Alright. So, this movie. I have a hard time knowing what to feel about it.
On the one hand:
+There are some really great preformances; Emma Stone is a fantastic leading lady, the kid who plays Brandon is great and Malcolm McDowell has a hilarious scene.
+It’s kind of nice to see the typical ’80s “get the girl” movie gender-swapped for a change.
+It has a non-judgmental sex positive message, which we can always use more of.
+It is charming, and some of the self-referential ’80s teen movie jokes are fun.
On the other hand:
-This is a comedy that is not really funny. I laughed maybe four times through the whole thing, and they were good laughs, but in a 93 minute film that is an awful laughs-per-minute count.
-That is the least convincing public high school of all time and Olive and her friend arethe least convincing unpopular girls of all time and that is saying something considering this genre basically breathes unconvincingly unpopular people as oxygen.
-The cinematography has this really nasty, glossy sheen that makes the whole thing feel that much more removed from any kind of legitimate teenage experience.

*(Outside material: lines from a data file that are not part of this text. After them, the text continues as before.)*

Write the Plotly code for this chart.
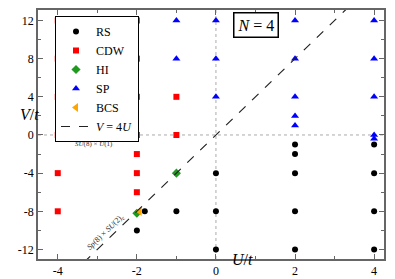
import plotly.graph_objects as go

# Data
rs_U = [-2, -1.8, -1, 0, 0, 0, 2, 2, 2, 2, 2, 4, 4, 4, 4]
rs_V = [-10, -8, -8, -4, -8, -12, -1, -2, -4, -8, -12, -1, -4, -8, -12]

cdw_U = [-4, -4, -4, -4, -4, -4, -2, -2, -2, -2, -2, -2, -2, -1, -1]
cdw_V = [12, 8, 4, 0, -4, -8, 12, 8, 4, 0, -2, -4, -6, 4, 0]

hi_U = [-1, -2]
hi_V = [-4, -8.2]

sp_U = [-1, -1, 0, 0, 0, 2, 2, 2, 2, 2, 4, 4, 4, 4, 4]
sp_V = [12, 8, 12, 8, 4, 12, 8, 4, 2, 1, 12, 8, 4, 0, -0.4]

bcs_U = [-1.93]
bcs_V = [-8]

line_U = [-4, 4]
line_V = [4 * u for u in line_U]

xticks = [-4, -2, 0, 2, 4]
yticks = [-12, -8, -4, 0, 4, 8, 12]

SERIF = "Liberation Serif"

# plot area in pixels (for converting annotation positions)
L, R, T, B = 38, 384, 10, 259
def px(x):
    return (x - L) / (R - L)
def py(y):
    return (B - y) / (B - T)

fig = go.Figure()
fig.add_trace(go.Scatter(x=rs_U, y=rs_V, mode="markers", name="RS",
                         marker=dict(symbol="circle", color="black", size=6)))
fig.add_trace(go.Scatter(x=cdw_U, y=cdw_V, mode="markers", name="CDW",
                         marker=dict(symbol="square", color="#ff0000", size=6)))
fig.add_trace(go.Scatter(x=hi_U, y=hi_V, mode="markers", name="HI",
                         marker=dict(symbol="diamond", color="#1f9a1f", size=7)))
fig.add_trace(go.Scatter(x=sp_U, y=sp_V, mode="markers", name="SP",
                         marker=dict(symbol="triangle-up", color="#0000ff", size=7)))
fig.add_trace(go.Scatter(x=bcs_U, y=bcs_V, mode="markers", name="BCS",
                         marker=dict(symbol="triangle-left", color="#ffa500", size=8)))
fig.add_trace(go.Scatter(x=line_U, y=line_V, mode="lines", name="<i>V</i> = 4<i>U</i>",
                         line=dict(color="#222222", dash="dash", width=1.2)))

axis_common = dict(showgrid=False, zeroline=False, showline=True, linecolor="#666666",
                   linewidth=1.5, mirror="ticks", ticks="inside", ticklen=5,
                   tickcolor="#666666", automargin=False,
                   tickfont=dict(family=SERIF, size=12, color="black"))

fig.update_xaxes(range=[-4.5, 4.25], tickvals=xticks, ticktext=[str(v) for v in xticks],
                 minor=dict(ticks="inside", ticklen=3, dtick=1, tick0=0, tickcolor="#666666"),
                 **axis_common)
fig.update_yaxes(range=[-13, 13.1], tickvals=yticks, ticktext=[str(v) for v in yticks],
                 minor=dict(ticks="inside", ticklen=3, dtick=2, tick0=0, tickcolor="#666666"),
                 **axis_common)

fig.add_shape(type="line", x0=0, x1=0, y0=-13, y1=13.1, xref="x", yref="y",
              line=dict(color="#aaaaaa", width=1, dash="dot"), layer="below")
fig.add_shape(type="line", x0=-4.5, x1=4.25, y0=0, y1=0, xref="x", yref="y",
              line=dict(color="#aaaaaa", width=1, dash="dot"), layer="below")

fig.add_annotation(x=-3.08, y=-0.95, text="<i>SU</i>(8) × <i>U</i>(1)", showarrow=False,
                   font=dict(family=SERIF, size=7, color="#333333"))
fig.add_annotation(x=-2.78, y=-10.2, text="<i>Sp</i>(8) × <i>SU</i>(2)<sub>c</sub>",
                   showarrow=False, textangle=-44,
                   font=dict(family=SERIF, size=8, color="#333333"))
fig.add_annotation(x=px(256), y=py(12), xref="paper", yref="paper", text="<i>N</i> = 4",
                   showarrow=False, bordercolor="black", borderwidth=1.5, bgcolor="white",
                   borderpad=3, font=dict(family=SERIF, size=16, color="black"))
fig.add_annotation(x=px(18), y=py(114), xref="paper", yref="paper", text="<i>V</i>/<i>t</i>",
                   showarrow=False, font=dict(family=SERIF, size=16, color="black"))
fig.add_annotation(x=px(242), y=py(270), xref="paper", yref="paper", text="<i>U</i>/<i>t</i>",
                   showarrow=False, font=dict(family=SERIF, size=16, color="black"))

fig.update_layout(
    width=395, height=279,
    margin=dict(l=38, r=11, t=10, b=20),
    plot_bgcolor="white", paper_bgcolor="white",
    showlegend=True,
    legend=dict(x=px(55), y=py(16), xanchor="left", yanchor="top",
                bgcolor="white", bordercolor="black", borderwidth=1,
                font=dict(family=SERIF, size=12, color="black"),
                itemwidth=30, tracegroupgap=0),
)

fig.write_html("out.html", config={"displayModeBar": False},
               post_script="document.body.style.margin='0';")
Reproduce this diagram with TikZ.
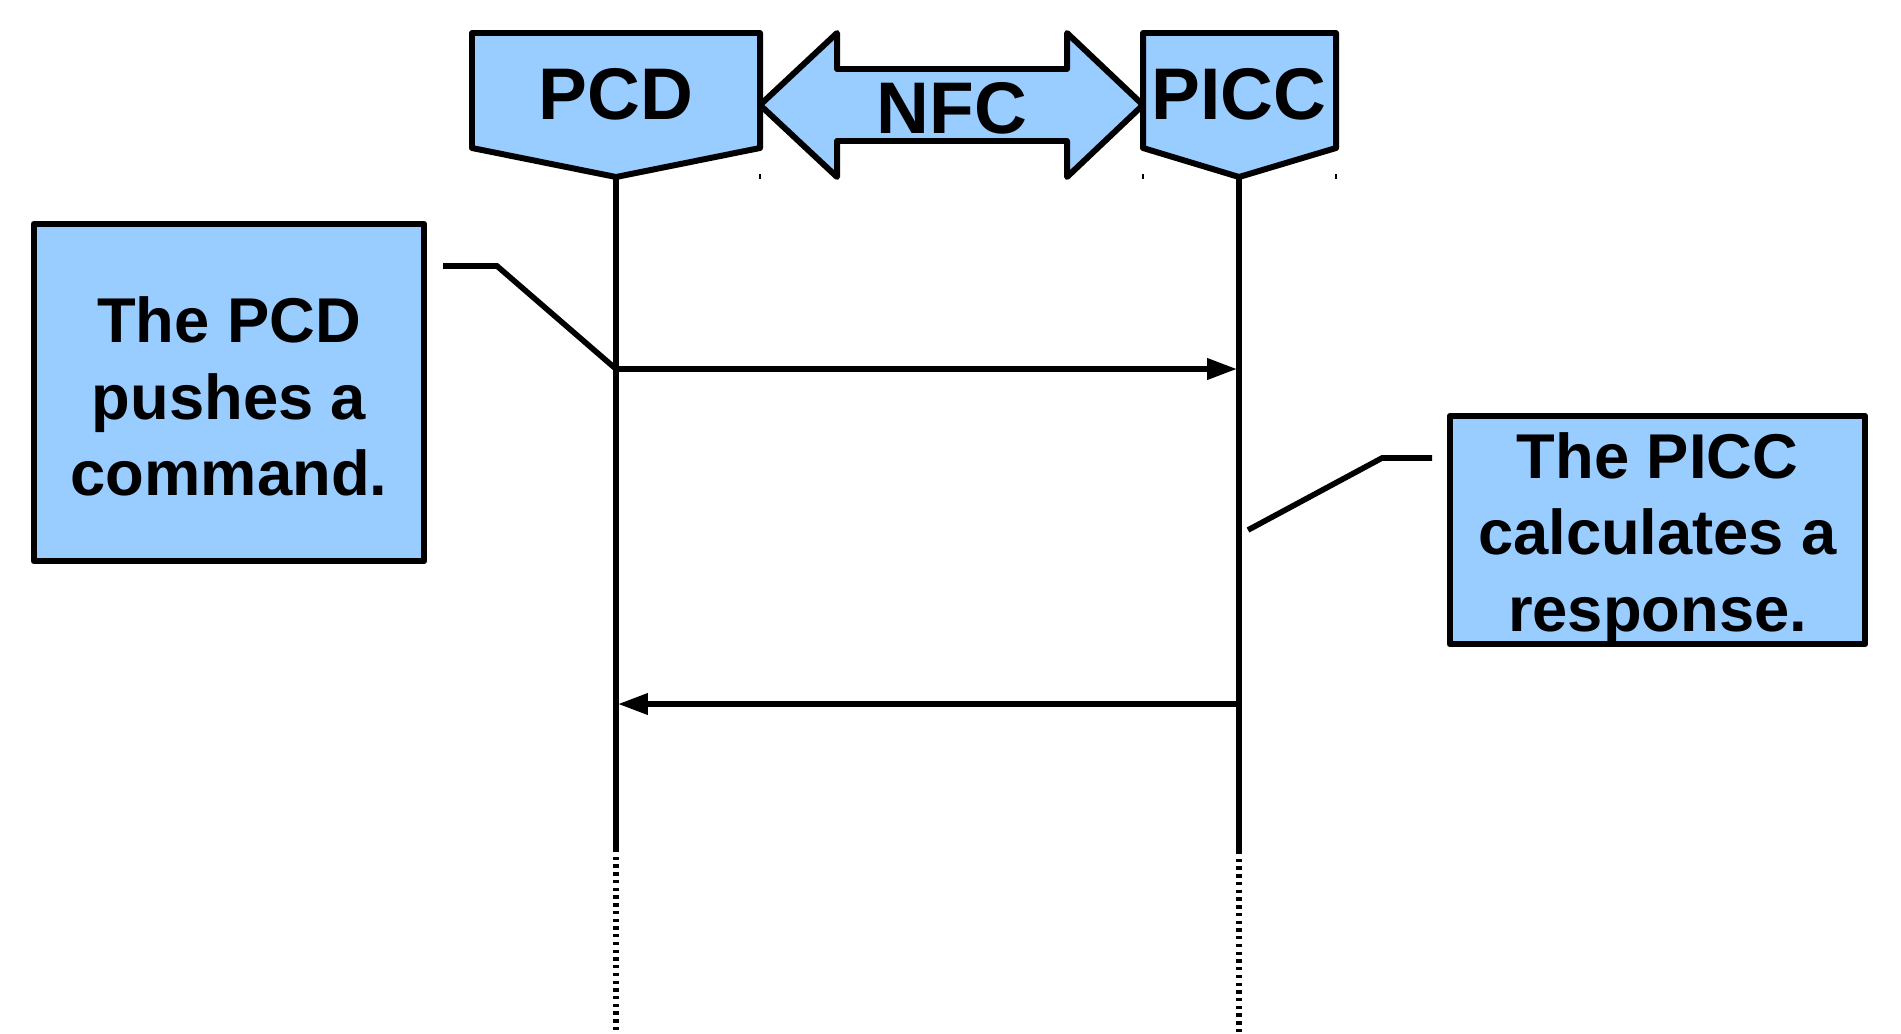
\documentclass[tikz,border=0pt]{standalone}
\usepackage{fontspec}
\setmainfont{Liberation Sans}
\usetikzlibrary{arrows.meta}
\definecolor{nfcblue}{HTML}{99CCFF}

\begin{document}
\begin{tikzpicture}[x=0.01cm,y=-0.01cm]
\tikzset{
    head/.style={draw, line width=1.7pt, fill=nfcblue, line join=round},
    head text/.style={font=\bfseries\fontsize{20.8}{24}\selectfont, inner sep=0pt},
    life line/.style={line width=1.6pt},
    dots line/.style={line width=1.6pt, dash pattern=on 0.95pt off 1.25pt},
    msg/.style={line width=1.6pt, -{Triangle[length=8.5pt,width=5.8pt]}},
    note/.style={draw, line width=1.8pt, fill=nfcblue, inner sep=0pt, line join=round},
    note text/.style={inner sep=0pt, align=center,
        font=\bfseries\fontsize{18}{21.7}\selectfont},
    note line/.style={line width=1.6pt}}
\def\ytop{33}
\def\yside{148}
\def\ytip{177}
\def\ysolid{849}

\useasboundingbox (0,0) rectangle (1901,1033);

% headers
\draw[head] (472,\ytop)--(760,\ytop)--(760,\yside)--(616,\ytip)--(472,\yside)--cycle;
\draw[head] (1143,\ytop)--(1336,\ytop)--(1336,\yside)--(1239,\ytip)--(1143,\yside)--cycle;
\draw[head] (760,105)--(837,\ytop)--(837,69)--(1067,69)--(1067,\ytop)--(1143,105)
    --(1067,\ytip)--(1067,141)--(837,141)--(837,\ytip)--cycle;
\node[head text] (pcd) at (616,94) {PCD};
\node[head text] (picc) at (1239,94) {PICC};
\node[head text] (nfc) at (952,108) {NFC};

\foreach \x in {760,1143,1336}{
    \draw[line width=0.5pt] (\x,174)--(\x,179);
}

% life lines
\path (616,\ytip)coordinate(PT) (616,\ysolid)coordinate(PM) (616,1033)coordinate(PB);
\path (1239,\ytip)coordinate(QT) (1239,851)coordinate(QM) (1239,1033)coordinate(QB);
\draw[life line] (PT)--(PM);
\draw[dots line] (PM)--(PB);
\draw[life line] (QT)--(QM);
\draw[dots line] (QM)--(QB);

% messages
\path (616,369)coordinate(CMD) (1237,369)coordinate(CMDIN);
\path (1239,704)coordinate(RSP) (618,704)coordinate(RSPIN);
\draw[msg] (CMD)--(CMDIN);
\draw[msg] (RSP)--(RSPIN);

% notes
\node[note, minimum width=3.9cm, minimum height=3.37cm] (push) at (229,392.5) {};
\node[note text] (pushtext) at (229,396.5) {The PCD\\pushes a\\command.};
\node[note, minimum width=4.15cm, minimum height=2.28cm] (calc) at (1657.5,530) {};
\node[note text] (calctext) at (1657.5,538.5) {The PICC\\calculates a\\response.};

\path (443,266)coordinate(PN) (1432,458)coordinate(CN) (1248,530)coordinate(CP);
\draw[note line] (PN)--++(54,0)--(CMD);
\draw[note line] (CN)--++(-50,0)--(CP);

\end{tikzpicture}
\end{document}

-Every scene that isn’t focused around Olive or Olive and Brandon is a complete catastrophe; the Jesus-freak kids are a bland, obvious cadre of walking (cheap) punchlines and every time her parents show up the words “DIE YUPPIE SCUM” keep flashing through my head, which leads to the next point, which is
-It’s very hard to care that much about the problems of kids who probably have allowances as big as most of the audience members’ paychecks.
-It is overly self-aware(we get it, you’re a modern retelling of The Scarlet Letter. We get it. WE GET IT), and many of the self-referential ’80s teen movie jokes get pretty grating.
I feel like this was a missed opportunity. I’m glad we have a movie that deals with teenage sex in a non-judgmental way; I just wish that said movie was funnier, more honest, and had a more thoughtful approach.